Input rows -
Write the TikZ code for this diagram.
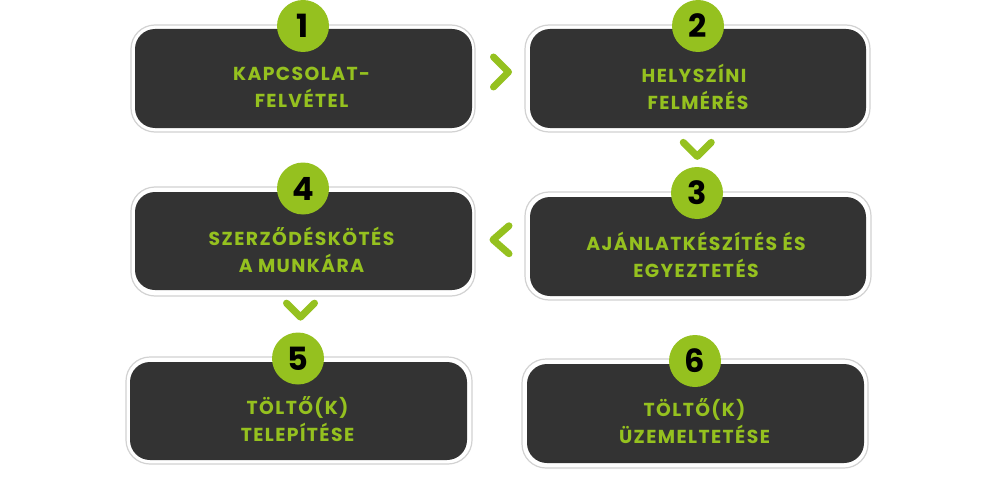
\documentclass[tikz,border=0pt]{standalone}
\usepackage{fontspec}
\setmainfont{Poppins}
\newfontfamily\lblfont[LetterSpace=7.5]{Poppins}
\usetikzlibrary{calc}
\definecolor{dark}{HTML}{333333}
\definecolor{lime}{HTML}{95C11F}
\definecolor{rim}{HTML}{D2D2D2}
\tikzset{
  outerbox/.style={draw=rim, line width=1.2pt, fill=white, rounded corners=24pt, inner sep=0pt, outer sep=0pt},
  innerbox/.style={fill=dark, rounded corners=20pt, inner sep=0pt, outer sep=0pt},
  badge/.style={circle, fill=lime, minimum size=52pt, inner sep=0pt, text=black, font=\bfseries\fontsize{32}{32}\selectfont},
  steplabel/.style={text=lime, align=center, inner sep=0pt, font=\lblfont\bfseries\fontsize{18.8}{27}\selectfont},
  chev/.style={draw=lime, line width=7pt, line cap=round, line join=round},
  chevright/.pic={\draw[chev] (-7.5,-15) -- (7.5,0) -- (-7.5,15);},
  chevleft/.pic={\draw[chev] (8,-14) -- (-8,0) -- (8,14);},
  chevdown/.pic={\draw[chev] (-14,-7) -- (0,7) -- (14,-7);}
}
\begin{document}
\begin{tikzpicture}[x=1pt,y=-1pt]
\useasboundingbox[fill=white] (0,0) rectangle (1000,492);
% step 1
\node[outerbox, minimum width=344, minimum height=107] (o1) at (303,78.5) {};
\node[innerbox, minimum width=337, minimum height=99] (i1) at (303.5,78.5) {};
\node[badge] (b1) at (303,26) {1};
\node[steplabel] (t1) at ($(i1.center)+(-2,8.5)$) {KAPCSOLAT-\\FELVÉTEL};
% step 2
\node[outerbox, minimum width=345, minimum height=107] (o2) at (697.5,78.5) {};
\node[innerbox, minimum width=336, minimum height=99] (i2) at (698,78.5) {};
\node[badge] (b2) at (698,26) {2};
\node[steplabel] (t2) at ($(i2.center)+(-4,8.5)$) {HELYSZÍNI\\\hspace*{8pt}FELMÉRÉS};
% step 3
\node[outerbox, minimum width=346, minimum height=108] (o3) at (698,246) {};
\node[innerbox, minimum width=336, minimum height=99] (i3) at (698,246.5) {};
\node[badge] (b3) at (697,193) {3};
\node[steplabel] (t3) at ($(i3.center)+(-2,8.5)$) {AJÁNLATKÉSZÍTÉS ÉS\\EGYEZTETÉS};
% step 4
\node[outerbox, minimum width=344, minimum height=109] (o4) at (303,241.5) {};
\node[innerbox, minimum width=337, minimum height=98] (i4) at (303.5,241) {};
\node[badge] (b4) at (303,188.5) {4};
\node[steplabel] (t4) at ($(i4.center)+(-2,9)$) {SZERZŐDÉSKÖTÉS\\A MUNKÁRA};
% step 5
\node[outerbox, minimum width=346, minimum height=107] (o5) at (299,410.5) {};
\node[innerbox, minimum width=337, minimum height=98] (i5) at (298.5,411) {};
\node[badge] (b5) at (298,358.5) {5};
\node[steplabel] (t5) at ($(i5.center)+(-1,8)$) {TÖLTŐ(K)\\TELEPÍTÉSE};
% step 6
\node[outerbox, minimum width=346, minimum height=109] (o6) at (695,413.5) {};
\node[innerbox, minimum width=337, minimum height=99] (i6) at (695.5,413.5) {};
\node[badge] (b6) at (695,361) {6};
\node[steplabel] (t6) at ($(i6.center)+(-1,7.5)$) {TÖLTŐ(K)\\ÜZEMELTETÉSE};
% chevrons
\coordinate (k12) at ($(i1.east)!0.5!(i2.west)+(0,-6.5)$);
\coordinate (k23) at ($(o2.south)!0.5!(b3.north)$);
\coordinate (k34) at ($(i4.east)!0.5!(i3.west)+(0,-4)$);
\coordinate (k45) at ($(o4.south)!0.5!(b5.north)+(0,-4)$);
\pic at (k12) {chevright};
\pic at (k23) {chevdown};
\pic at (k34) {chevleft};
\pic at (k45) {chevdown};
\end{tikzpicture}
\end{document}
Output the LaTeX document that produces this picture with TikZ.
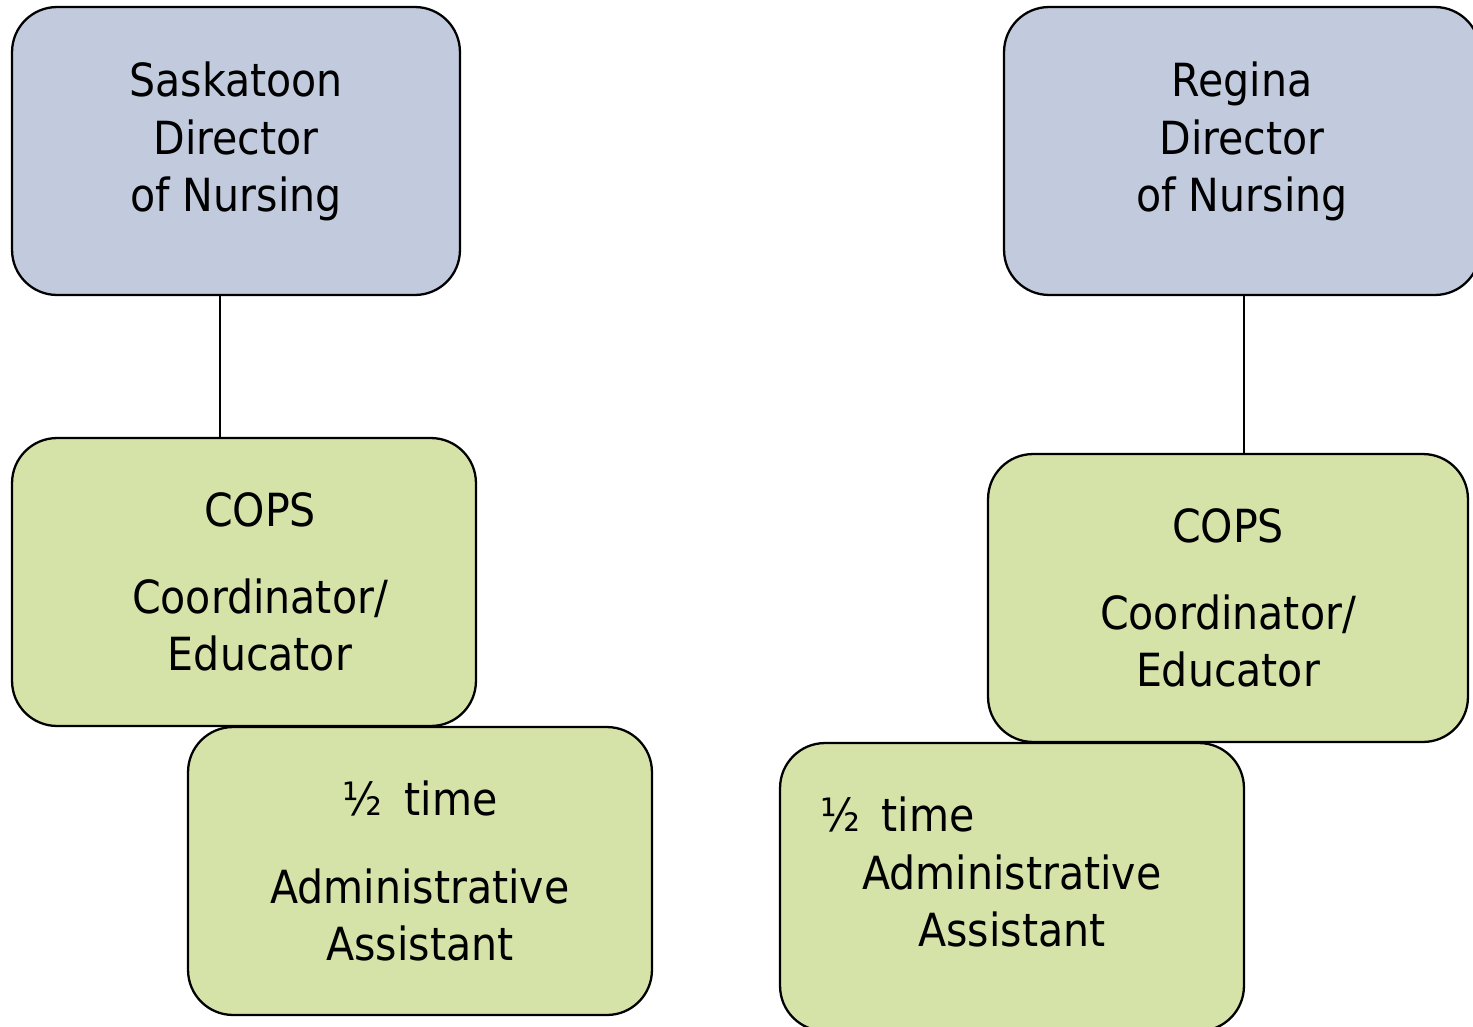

Given instruction - Omit the pictures and output all of the other material exactly.

Final answer -
Write the TikZ code for this diagram.
\documentclass[tikz,border=0pt]{standalone}
\usepackage{fontspec}
\setmainfont{Poppins}
\newfontfamily\lblfont[LetterSpace=7.5]{Poppins}
\usetikzlibrary{calc}
\definecolor{dark}{HTML}{333333}
\definecolor{lime}{HTML}{95C11F}
\definecolor{rim}{HTML}{D2D2D2}
\tikzset{
  outerbox/.style={draw=rim, line width=1.2pt, fill=white, rounded corners=24pt, inner sep=0pt, outer sep=0pt},
  innerbox/.style={fill=dark, rounded corners=20pt, inner sep=0pt, outer sep=0pt},
  badge/.style={circle, fill=lime, minimum size=52pt, inner sep=0pt, text=black, font=\bfseries\fontsize{32}{32}\selectfont},
  steplabel/.style={text=lime, align=center, inner sep=0pt, font=\lblfont\bfseries\fontsize{18.8}{27}\selectfont},
  chev/.style={draw=lime, line width=7pt, line cap=round, line join=round},
  chevright/.pic={\draw[chev] (-7.5,-15) -- (7.5,0) -- (-7.5,15);},
  chevleft/.pic={\draw[chev] (8,-14) -- (-8,0) -- (8,14);},
  chevdown/.pic={\draw[chev] (-14,-7) -- (0,7) -- (14,-7);}
}
\begin{document}
\begin{tikzpicture}[x=1pt,y=-1pt]
\useasboundingbox[fill=white] (0,0) rectangle (1000,492);
% step 1
\node[outerbox, minimum width=344, minimum height=107] (o1) at (303,78.5) {};
\node[innerbox, minimum width=337, minimum height=99] (i1) at (303.5,78.5) {};
\node[badge] (b1) at (303,26) {1};
\node[steplabel] (t1) at ($(i1.center)+(-2,8.5)$) {KAPCSOLAT-\\FELVÉTEL};
% step 2
\node[outerbox, minimum width=345, minimum height=107] (o2) at (697.5,78.5) {};
\node[innerbox, minimum width=336, minimum height=99] (i2) at (698,78.5) {};
\node[badge] (b2) at (698,26) {2};
\node[steplabel] (t2) at ($(i2.center)+(-4,8.5)$) {HELYSZÍNI\\\hspace*{8pt}FELMÉRÉS};
% step 3
\node[outerbox, minimum width=346, minimum height=108] (o3) at (698,246) {};
\node[innerbox, minimum width=336, minimum height=99] (i3) at (698,246.5) {};
\node[badge] (b3) at (697,193) {3};
\node[steplabel] (t3) at ($(i3.center)+(-2,8.5)$) {AJÁNLATKÉSZÍTÉS ÉS\\EGYEZTETÉS};
% step 4
\node[outerbox, minimum width=344, minimum height=109] (o4) at (303,241.5) {};
\node[innerbox, minimum width=337, minimum height=98] (i4) at (303.5,241) {};
\node[badge] (b4) at (303,188.5) {4};
\node[steplabel] (t4) at ($(i4.center)+(-2,9)$) {SZERZŐDÉSKÖTÉS\\A MUNKÁRA};
% step 5
\node[outerbox, minimum width=346, minimum height=107] (o5) at (299,410.5) {};
\node[innerbox, minimum width=337, minimum height=98] (i5) at (298.5,411) {};
\node[badge] (b5) at (298,358.5) {5};
\node[steplabel] (t5) at ($(i5.center)+(-1,8)$) {TÖLTŐ(K)\\TELEPÍTÉSE};
% step 6
\node[outerbox, minimum width=346, minimum height=109] (o6) at (695,413.5) {};
\node[innerbox, minimum width=337, minimum height=99] (i6) at (695.5,413.5) {};
\node[badge] (b6) at (695,361) {6};
\node[steplabel] (t6) at ($(i6.center)+(-1,7.5)$) {TÖLTŐ(K)\\ÜZEMELTETÉSE};
% chevrons
\coordinate (k12) at ($(i1.east)!0.5!(i2.west)+(0,-6.5)$);
\coordinate (k23) at ($(o2.south)!0.5!(b3.north)$);
\coordinate (k34) at ($(i4.east)!0.5!(i3.west)+(0,-4)$);
\coordinate (k45) at ($(o4.south)!0.5!(b5.north)+(0,-4)$);
\pic at (k12) {chevright};
\pic at (k23) {chevdown};
\pic at (k34) {chevleft};
\pic at (k45) {chevdown};
\end{tikzpicture}
\end{document}
Output the LaTeX document that produces this picture with TikZ.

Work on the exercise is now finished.